EU nations have started to feel the impact of Russia's decision to cut its gas supplies to Ukraine.

Russia's state-run firm Gazprom cut Ukrainian supplies by a quarter after Kiev refused to sign a new contract seeking a 400% price increase.

Hungary and Poland were the first EU states to have supplies disrupted.

Russian gas is piped through the Ukraine and the drop in pressure means less gas will be available to be pumped through to EU countries.

Earlier today, Ukraine's state energy company Naftogaz confirmed it had registered a reduction in gas supplies from Russia.

Ukraine's emergency situations ministry said a special crisis centre had been set up to deal with the effects of the reduction.

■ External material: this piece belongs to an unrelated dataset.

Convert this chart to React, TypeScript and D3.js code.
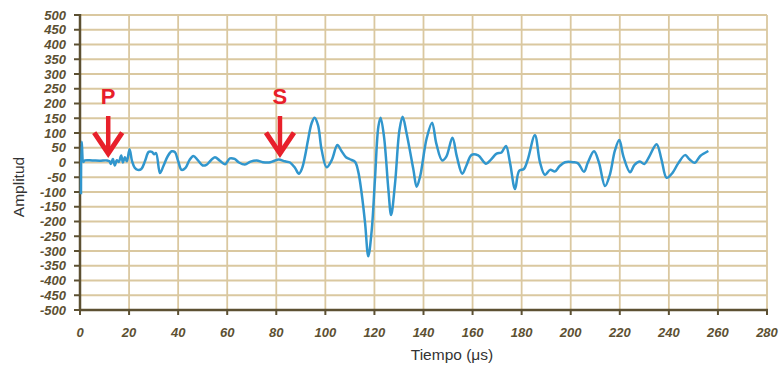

An energy ministry official said three plants providing heating for homes in the regions of Donetsk and Kharkov in eastern Ukraine had been warned about possible cuts in supplies.

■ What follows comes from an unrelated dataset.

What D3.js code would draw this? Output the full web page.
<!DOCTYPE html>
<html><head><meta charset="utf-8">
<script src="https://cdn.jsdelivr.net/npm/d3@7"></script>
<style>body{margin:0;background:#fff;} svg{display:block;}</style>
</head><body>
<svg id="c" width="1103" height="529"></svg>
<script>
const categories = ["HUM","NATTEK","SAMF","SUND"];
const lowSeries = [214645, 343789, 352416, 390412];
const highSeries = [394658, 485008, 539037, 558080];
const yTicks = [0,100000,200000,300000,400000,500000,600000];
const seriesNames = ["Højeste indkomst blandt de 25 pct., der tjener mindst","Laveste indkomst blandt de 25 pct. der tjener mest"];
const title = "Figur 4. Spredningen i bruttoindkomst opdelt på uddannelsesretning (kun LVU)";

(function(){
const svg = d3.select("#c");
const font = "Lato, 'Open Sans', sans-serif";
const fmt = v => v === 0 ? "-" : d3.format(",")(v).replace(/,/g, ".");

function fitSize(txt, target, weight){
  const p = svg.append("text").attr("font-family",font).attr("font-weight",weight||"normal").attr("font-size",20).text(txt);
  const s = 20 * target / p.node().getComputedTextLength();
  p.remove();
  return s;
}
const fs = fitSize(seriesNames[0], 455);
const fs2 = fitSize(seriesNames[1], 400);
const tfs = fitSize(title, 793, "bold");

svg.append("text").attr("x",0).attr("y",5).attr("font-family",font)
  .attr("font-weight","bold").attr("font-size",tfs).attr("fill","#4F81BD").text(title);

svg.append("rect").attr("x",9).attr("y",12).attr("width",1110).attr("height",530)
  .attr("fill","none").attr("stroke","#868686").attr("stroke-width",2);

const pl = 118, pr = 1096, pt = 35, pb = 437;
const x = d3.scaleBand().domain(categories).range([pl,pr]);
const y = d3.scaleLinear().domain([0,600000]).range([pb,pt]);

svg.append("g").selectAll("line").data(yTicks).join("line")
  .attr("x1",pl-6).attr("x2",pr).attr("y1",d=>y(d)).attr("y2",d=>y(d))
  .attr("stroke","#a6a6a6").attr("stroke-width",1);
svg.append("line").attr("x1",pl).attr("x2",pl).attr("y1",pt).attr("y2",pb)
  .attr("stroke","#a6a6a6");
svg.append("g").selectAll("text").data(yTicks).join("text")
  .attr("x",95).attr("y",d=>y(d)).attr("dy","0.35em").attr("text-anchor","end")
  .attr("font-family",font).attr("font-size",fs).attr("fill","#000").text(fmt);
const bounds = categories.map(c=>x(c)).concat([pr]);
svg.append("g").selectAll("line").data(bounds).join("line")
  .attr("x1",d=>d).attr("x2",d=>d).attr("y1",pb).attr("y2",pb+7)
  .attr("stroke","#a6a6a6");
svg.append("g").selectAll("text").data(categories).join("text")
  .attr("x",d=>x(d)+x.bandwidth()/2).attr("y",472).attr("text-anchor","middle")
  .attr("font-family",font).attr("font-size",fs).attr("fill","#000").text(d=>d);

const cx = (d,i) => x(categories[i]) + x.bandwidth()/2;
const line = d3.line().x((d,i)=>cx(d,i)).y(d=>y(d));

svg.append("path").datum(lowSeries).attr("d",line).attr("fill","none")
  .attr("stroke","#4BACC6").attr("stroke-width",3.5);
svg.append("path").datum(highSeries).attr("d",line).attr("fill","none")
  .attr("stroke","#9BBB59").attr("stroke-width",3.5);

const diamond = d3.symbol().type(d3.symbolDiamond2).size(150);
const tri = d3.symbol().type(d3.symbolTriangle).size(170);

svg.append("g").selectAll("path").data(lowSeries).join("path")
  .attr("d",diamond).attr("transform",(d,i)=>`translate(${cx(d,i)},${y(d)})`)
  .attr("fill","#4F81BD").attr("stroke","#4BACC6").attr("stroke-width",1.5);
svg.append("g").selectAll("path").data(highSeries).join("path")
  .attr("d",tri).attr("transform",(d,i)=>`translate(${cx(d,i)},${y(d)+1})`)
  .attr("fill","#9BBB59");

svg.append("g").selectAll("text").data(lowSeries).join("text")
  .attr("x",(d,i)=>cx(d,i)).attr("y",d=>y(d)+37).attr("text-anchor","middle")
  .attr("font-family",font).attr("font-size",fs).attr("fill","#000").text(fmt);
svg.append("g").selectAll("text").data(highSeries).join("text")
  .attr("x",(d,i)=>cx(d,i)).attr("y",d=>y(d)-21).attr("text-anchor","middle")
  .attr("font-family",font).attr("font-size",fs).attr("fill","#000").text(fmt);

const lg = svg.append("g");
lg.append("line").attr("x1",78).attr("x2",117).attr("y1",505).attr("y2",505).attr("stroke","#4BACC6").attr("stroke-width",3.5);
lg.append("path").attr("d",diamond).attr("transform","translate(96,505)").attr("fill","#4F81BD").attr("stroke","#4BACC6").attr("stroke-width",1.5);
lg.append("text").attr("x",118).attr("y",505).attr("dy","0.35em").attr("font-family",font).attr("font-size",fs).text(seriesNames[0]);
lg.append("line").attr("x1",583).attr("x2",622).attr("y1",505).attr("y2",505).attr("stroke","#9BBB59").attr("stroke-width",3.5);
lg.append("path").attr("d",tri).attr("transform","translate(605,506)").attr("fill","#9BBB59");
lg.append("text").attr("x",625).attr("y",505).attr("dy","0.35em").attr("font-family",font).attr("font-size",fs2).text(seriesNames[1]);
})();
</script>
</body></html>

'They need to be ready to replace gas by coal and only use a small amount of gas to improve incineration,' the official said.

Ukrainian Prime Minister Yury Yekhanurov said last week that Ukraine should be 'ready for any cataclysm' but insisted 'the people will feel nothing'.

Ukrainian officials said large industrial enterprises in Donetsk and Odessa might face disruption but ordinary people would not feel the effects of the cuts because Ukraine could fall back on underground reserves and alternative sources of gas.

Ukraine currently consumes an average of 283 million cubic metres of natural gas per day, with 60 million produced in Ukraine, 118 million coming from the Central Asian state of Turkmenistan and the rest from Russia, according to official figures.

Mr Yekhanurov also said his country had a contractual right to take 15% of the gas transiting Ukraine's territory on its way to western Europe - a possibility that has raised concern in Europe, which imports 20% of its natural gas needs from Russia via Ukraine.